Truth be told, there is not a lot to see in Boardman House today. The building serves as offices for a number of attorneys, CPAs and counselors. Simply walking the hallways and going up and down the stairs, though, was enough to bring the ghosts of Boardman House fully to life. Grant Egbert walked these halls, giving instruction in violin and no doubt listening through the heavy doors to gauge the progress of students in other instruments. Here was Leonard Job’s office on the second floor, the place where he worked tirelessly to earn full accreditation for Ithaca College and where he dreamed about building a campus on South Hill. Howard Dillingham frequented these halls beginning in 1951 first as President Job’s assistant, then as his vice president, and finally as his successor. Mrs. Howard, the Dean of Students who took a personal interest in every student, had her office close to the front door on the first floor.
Even more than the shades of those leaders who made Ithaca College what it is today, I could feel the presence of the students who practiced and socialized together. Here is the snack bar where Jack Holcomb, Vern Hinkle, Jim McKenna, and Jerry Rachmiel – all class of ’56 -- started the day with coffee and doughnuts. Jack reports that “my friends and I would often sit together in a booth and begin to harmonize with a barbershop tune or two. [This wasn't] always appreciated by the music teachers [who] … would come down and remind us to leave the harmony to the pianists or violinists.”

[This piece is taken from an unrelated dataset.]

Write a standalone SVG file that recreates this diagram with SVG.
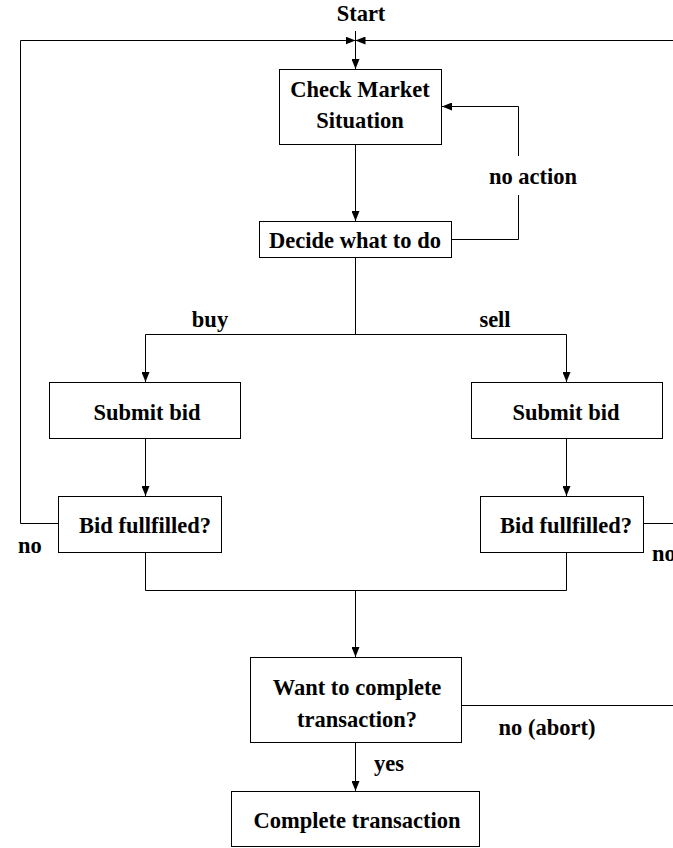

Over there is the room where Willis Traphagen, now principal tuba at the Austin Civic Orchestra, would hide in the dark until Jimmy the custodian went home for the evening. After Jimmy left, Will would turn on the lights and practice all night long. And here are the rooms where Jack Eaton ’53, Sandy MacDonald ’60, and so many other students took lessons from Frank Page, Craig McHenry, Walter Beeler, Joseph Tague, and others. Terry Patala ’52, remembers that she quivered with anxiety every week before and during her lessons with Frank Page. Fran Cicero (now LaPlaca) ’60 is still grateful that Professor Tague gave her a semester’s lessons in left-hand piano pieces after she cut her right hand on a water glass and could not use it for several months.
That spot on the front lawn is where Arnie Heitz ’55 proposed to his wife Lee in December 1954. They married the next month and this past January celebrated their 55th anniversary.
And then there are those perfectly proportioned front steps and porch columns. It was on that porch that Walter Alexander ’53/MM ’60 sat as a freshman in 1949, waiting with other IC students for the start of his first orchestra rehearsal. His recollections match those of hundreds of IC students who sat before and after him on that same porch :
It was a clear fall day [and] … the grand wisteria plant that had woven its way around the pillars, over the doorway and across the bricks provided an idyllic setting. … I was … highly anticipating my first rehearsal with the IC Orchestra, and more than a bit awed by the upper class … orchestra members who were waiting there. I was silent, listening to the banter, happy to belong as a newly minted IC student.
Walter’s memories continue with an unexpected twist. For his full recollection and those of other alumni who have written to me about Boardman House, please click on the sidebar. You will also find below additional photos of the building and its snack bar, sent to me by alumni or taken from past issues of The Cayugan.
When I stand today on the grounds of Boardman House I hear the voices of alumni who remind me that I am only the temporary custodian of a grand tradition that has shaped the lives of thousands of students over the years. From the homey comfort of coffee and doughnuts for breakfast to the unforgettable moments in one’s first day at college, from the nerves that accompany performing for one’s professor to a proposal of marriage: Boardman House is more than brick and mortar – it was for many years the heart of Ithaca College.
And so, as we prepare to mark the 100th anniversary of IC’s purchase of Boardman House, let’s celebrate the life-changing moments that have taken place there. During Alumni and Homecoming Weekend, this coming October 1-3, I am inviting every IC alum who attended classes downtown to have breakfast with me in my home on Fountain Place. After breakfast, we will ride (or walk) the few blocks to the old Administration Building, to share some old memories and create new ones with a group photograph. Maybe we can evoke the spirits of Presidents Egbert, Job and Dillingham, as well as of Frank Page, Craig McHenry, Walter Beeler and all the others who taught and studied there!